** Begin Stored data **
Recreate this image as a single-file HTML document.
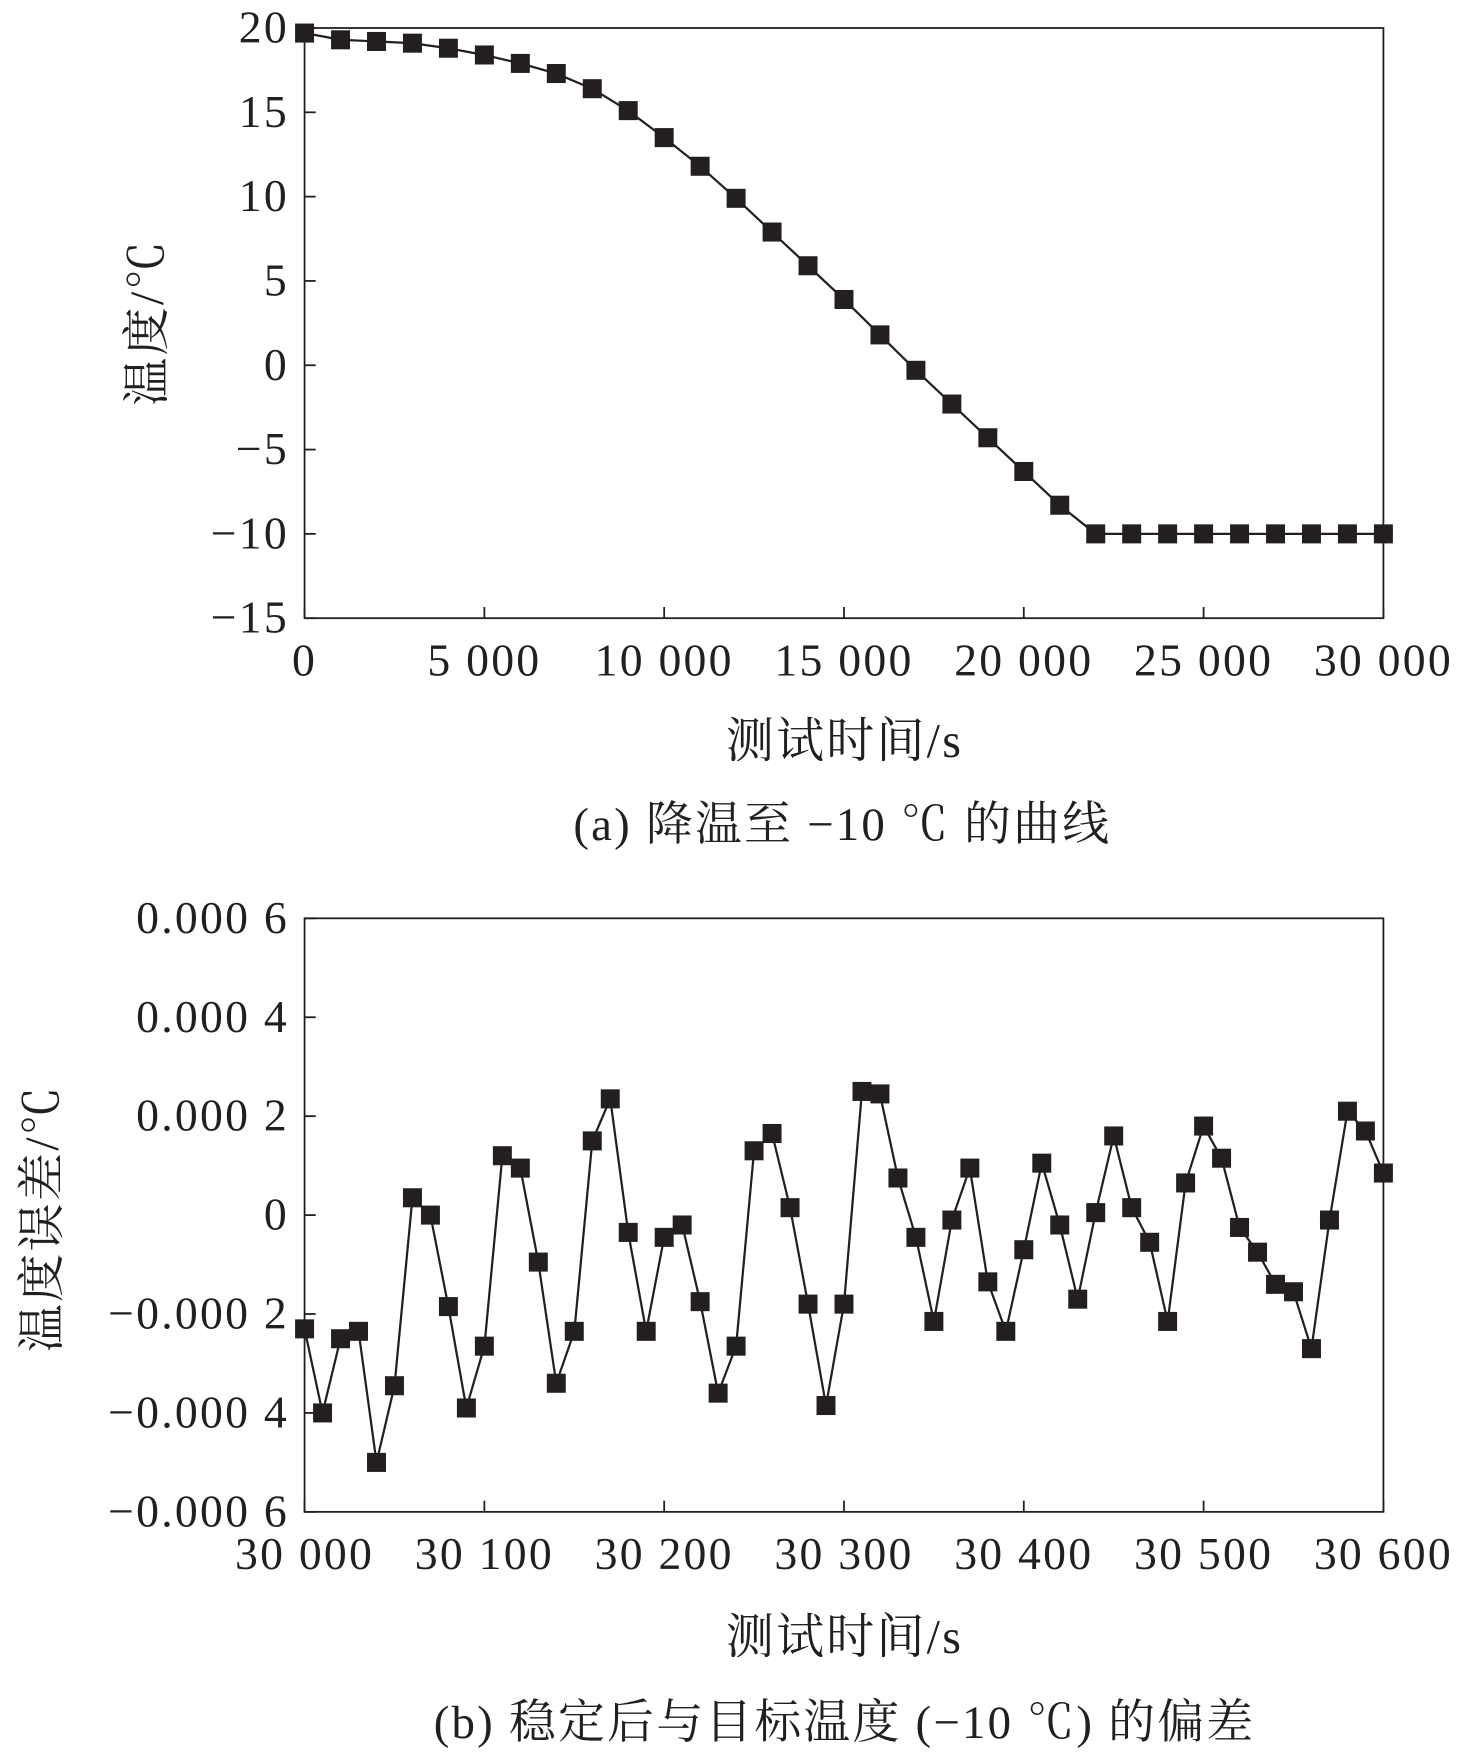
<!DOCTYPE html>
<html><head><meta charset="utf-8">
<style>
html,body{margin:0;padding:0;background:#fff;}
svg{display:block;}
text{font-family:"Liberation Serif","Noto Serif CJK SC",serif;fill:#231f20;}
</style></head>
<body>
<svg id="fig" width="1476" height="1756" viewBox="0 0 1323 1568" preserveAspectRatio="none" xmlns="http://www.w3.org/2000/svg">
<g id="chartA"></g>
<g id="chartB"></g>
<text x="757" y="676" font-size="43" letter-spacing="2" text-anchor="middle">测试时间/s</text>
<text x="755" y="750" font-size="42" letter-spacing="2" text-anchor="middle">(a) 降温至 −10 ℃ 的曲线</text>
<text transform="translate(146,288) rotate(-90)" font-size="43" letter-spacing="2" text-anchor="middle">温度/℃</text>
<text x="757" y="1476" font-size="43" letter-spacing="2" text-anchor="middle">测试时间/s</text>
<text x="757" y="1552" font-size="42" letter-spacing="2" text-anchor="middle">(b) 稳定后与目标温度 (−10 ℃) 的偏差</text>
<text transform="translate(52,1088) rotate(-90)" font-size="43" letter-spacing="2" text-anchor="middle">温度误差/℃</text>
</svg>
<script>
const aTemps = [19.7,19.3,19.2,19.1,18.8,18.4,17.9,17.3,16.4,15.1,13.5,11.8,9.9,7.9,5.9,3.9,1.8,-0.3,-2.3,-4.3,-6.3,-8.3,-10,-10,-10,-10,-10,-10,-10,-10,-10];
const aXTicks = [0,5000,10000,15000,20000,25000,30000];
const aXTickLabels = ["0","5 000","10 000","15 000","20 000","25 000","30 000"];
const aYTicks = [20,15,10,5,0,-5,-10,-15];
const aYTickLabels = ["20","15","10","5","0","−5","−10","−15"];
const bErr = [-2.3,-4.0,-2.5,-2.35,-5.0,-3.45,0.35,0,-1.85,-3.9,-2.65,1.2,0.95,-0.95,-3.4,-2.35,1.5,2.35,-0.35,-2.35,-0.45,-0.2,-1.75,-3.6,-2.65,1.3,1.65,0.15,-1.8,-3.85,-1.8,2.5,2.45,0.75,-0.45,-2.15,-0.1,0.95,-1.35,-2.35,-0.7,1.05,-0.2,-1.7,0.05,1.6,0.15,-0.55,-2.15,0.65,1.8,1.15,-0.25,-0.75,-1.4,-1.55,-2.7,-0.1,2.1,1.7,0.85];
const bXTicks = [30000,30100,30200,30300,30400,30500,30600];
const bXTickLabels = ["30 000","30 100","30 200","30 300","30 400","30 500","30 600"];
const bYTicks = [6,4,2,0,-2,-4,-6];
const bYTickLabels = ["0.000 6","0.000 4","0.000 2","0","−0.000 2","−0.000 4","−0.000 6"];

const NS="http://www.w3.org/2000/svg";
function mk(parent,tag,attrs,txt){const e=document.createElementNS(NS,tag);for(const k in attrs)e.setAttribute(k,attrs[k]);if(txt!==undefined)e.textContent=txt;parent.appendChild(e);return e;}

function drawChart(g,L,R,T,B,xMin,xMax,yMin,yMax,xs,ys,xT,xTL,yT,yTL,xlabY,pfx){
  const sx=v=>L+(v-xMin)/(xMax-xMin)*(R-L);
  const sy=v=>B-(v-yMin)/(yMax-yMin)*(B-T);
  const frame=mk(g,'rect',{x:L,y:T,width:R-L,height:B-T,fill:'none',stroke:'#231f20','stroke-width':1.6});
  
  
  xT.forEach((v,i)=>{
    const t=mk(g,'line',{x1:sx(v),x2:sx(v),y1:B,y2:B-10,stroke:'#231f20','stroke-width':1.6});
    
    
    const l=mk(g,'text',{x:sx(v),y:xlabY,'font-size':41,'letter-spacing':2,'text-anchor':'middle'},xTL[i]);
    
    
  });
  yT.forEach((v,i)=>{
    const t=mk(g,'line',{x1:L,x2:L+10,y1:sy(v),y2:sy(v),stroke:'#231f20','stroke-width':1.6});
    
    
    const l=mk(g,'text',{x:L-14,y:sy(v)+13,'font-size':41,'letter-spacing':2,'text-anchor':'end'},yTL[i]);
    
    
  });
  const pts=xs.map((x,i)=>sx(x).toFixed(1)+','+sy(ys[i]).toFixed(1)).join(' ');
  const line=mk(g,'polyline',{points:pts,fill:'none',stroke:'#231f20','stroke-width':2});
  
  
  xs.forEach((x,i)=>{
    const m=mk(g,'rect',{x:sx(x)-8.5,y:sy(ys[i])-8.5,width:17,height:17,fill:'#231f20'});
    
    
  });
}
const aX=aTemps.map((_,i)=>i*1000);
drawChart(document.getElementById('chartA'),273,1240,25,552,0,30000,-15,20,aX,aTemps,aXTicks,aXTickLabels,aYTicks,aYTickLabels,603,'a-');
const bX=bErr.map((_,i)=>30000+i*10);
drawChart(document.getElementById('chartB'),273,1240,820,1350,30000,30600,-6,6,bX,bErr,bXTicks,bXTickLabels,bYTicks,bYTickLabels,1401,'b-');
</script>
</body></html>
** End Stored data **
* [Problem requirements]: Working from the lines above, reproduce the material exactly and exclude its pictures.

* [Solution to this problem]:
Recreate this image as a single-file HTML document.
<!DOCTYPE html>
<html><head><meta charset="utf-8">
<style>
html,body{margin:0;padding:0;background:#fff;}
svg{display:block;}
text{font-family:"Liberation Serif","Noto Serif CJK SC",serif;fill:#231f20;}
</style></head>
<body>
<svg id="fig" width="1476" height="1756" viewBox="0 0 1323 1568" preserveAspectRatio="none" xmlns="http://www.w3.org/2000/svg">
<g id="chartA"></g>
<g id="chartB"></g>
<text x="757" y="676" font-size="43" letter-spacing="2" text-anchor="middle">测试时间/s</text>
<text x="755" y="750" font-size="42" letter-spacing="2" text-anchor="middle">(a) 降温至 −10 ℃ 的曲线</text>
<text transform="translate(146,288) rotate(-90)" font-size="43" letter-spacing="2" text-anchor="middle">温度/℃</text>
<text x="757" y="1476" font-size="43" letter-spacing="2" text-anchor="middle">测试时间/s</text>
<text x="757" y="1552" font-size="42" letter-spacing="2" text-anchor="middle">(b) 稳定后与目标温度 (−10 ℃) 的偏差</text>
<text transform="translate(52,1088) rotate(-90)" font-size="43" letter-spacing="2" text-anchor="middle">温度误差/℃</text>
</svg>
<script>
const aTemps = [19.7,19.3,19.2,19.1,18.8,18.4,17.9,17.3,16.4,15.1,13.5,11.8,9.9,7.9,5.9,3.9,1.8,-0.3,-2.3,-4.3,-6.3,-8.3,-10,-10,-10,-10,-10,-10,-10,-10,-10];
const aXTicks = [0,5000,10000,15000,20000,25000,30000];
const aXTickLabels = ["0","5 000","10 000","15 000","20 000","25 000","30 000"];
const aYTicks = [20,15,10,5,0,-5,-10,-15];
const aYTickLabels = ["20","15","10","5","0","−5","−10","−15"];
const bErr = [-2.3,-4.0,-2.5,-2.35,-5.0,-3.45,0.35,0,-1.85,-3.9,-2.65,1.2,0.95,-0.95,-3.4,-2.35,1.5,2.35,-0.35,-2.35,-0.45,-0.2,-1.75,-3.6,-2.65,1.3,1.65,0.15,-1.8,-3.85,-1.8,2.5,2.45,0.75,-0.45,-2.15,-0.1,0.95,-1.35,-2.35,-0.7,1.05,-0.2,-1.7,0.05,1.6,0.15,-0.55,-2.15,0.65,1.8,1.15,-0.25,-0.75,-1.4,-1.55,-2.7,-0.1,2.1,1.7,0.85];
const bXTicks = [30000,30100,30200,30300,30400,30500,30600];
const bXTickLabels = ["30 000","30 100","30 200","30 300","30 400","30 500","30 600"];
const bYTicks = [6,4,2,0,-2,-4,-6];
const bYTickLabels = ["0.000 6","0.000 4","0.000 2","0","−0.000 2","−0.000 4","−0.000 6"];

const NS="http://www.w3.org/2000/svg";
function mk(parent,tag,attrs,txt){const e=document.createElementNS(NS,tag);for(const k in attrs)e.setAttribute(k,attrs[k]);if(txt!==undefined)e.textContent=txt;parent.appendChild(e);return e;}

function drawChart(g,L,R,T,B,xMin,xMax,yMin,yMax,xs,ys,xT,xTL,yT,yTL,xlabY,pfx){
  const sx=v=>L+(v-xMin)/(xMax-xMin)*(R-L);
  const sy=v=>B-(v-yMin)/(yMax-yMin)*(B-T);
  const frame=mk(g,'rect',{x:L,y:T,width:R-L,height:B-T,fill:'none',stroke:'#231f20','stroke-width':1.6});
  
  
  xT.forEach((v,i)=>{
    const t=mk(g,'line',{x1:sx(v),x2:sx(v),y1:B,y2:B-10,stroke:'#231f20','stroke-width':1.6});
    
    
    const l=mk(g,'text',{x:sx(v),y:xlabY,'font-size':41,'letter-spacing':2,'text-anchor':'middle'},xTL[i]);
    
    
  });
  yT.forEach((v,i)=>{
    const t=mk(g,'line',{x1:L,x2:L+10,y1:sy(v),y2:sy(v),stroke:'#231f20','stroke-width':1.6});
    
    
    const l=mk(g,'text',{x:L-14,y:sy(v)+13,'font-size':41,'letter-spacing':2,'text-anchor':'end'},yTL[i]);
    
    
  });
  const pts=xs.map((x,i)=>sx(x).toFixed(1)+','+sy(ys[i]).toFixed(1)).join(' ');
  const line=mk(g,'polyline',{points:pts,fill:'none',stroke:'#231f20','stroke-width':2});
  
  
  xs.forEach((x,i)=>{
    const m=mk(g,'rect',{x:sx(x)-8.5,y:sy(ys[i])-8.5,width:17,height:17,fill:'#231f20'});
    
    
  });
}
const aX=aTemps.map((_,i)=>i*1000);
drawChart(document.getElementById('chartA'),273,1240,25,552,0,30000,-15,20,aX,aTemps,aXTicks,aXTickLabels,aYTicks,aYTickLabels,603,'a-');
const bX=bErr.map((_,i)=>30000+i*10);
drawChart(document.getElementById('chartB'),273,1240,820,1350,30000,30600,-6,6,bX,bErr,bXTicks,bXTickLabels,bYTicks,bYTickLabels,1401,'b-');
</script>
</body></html>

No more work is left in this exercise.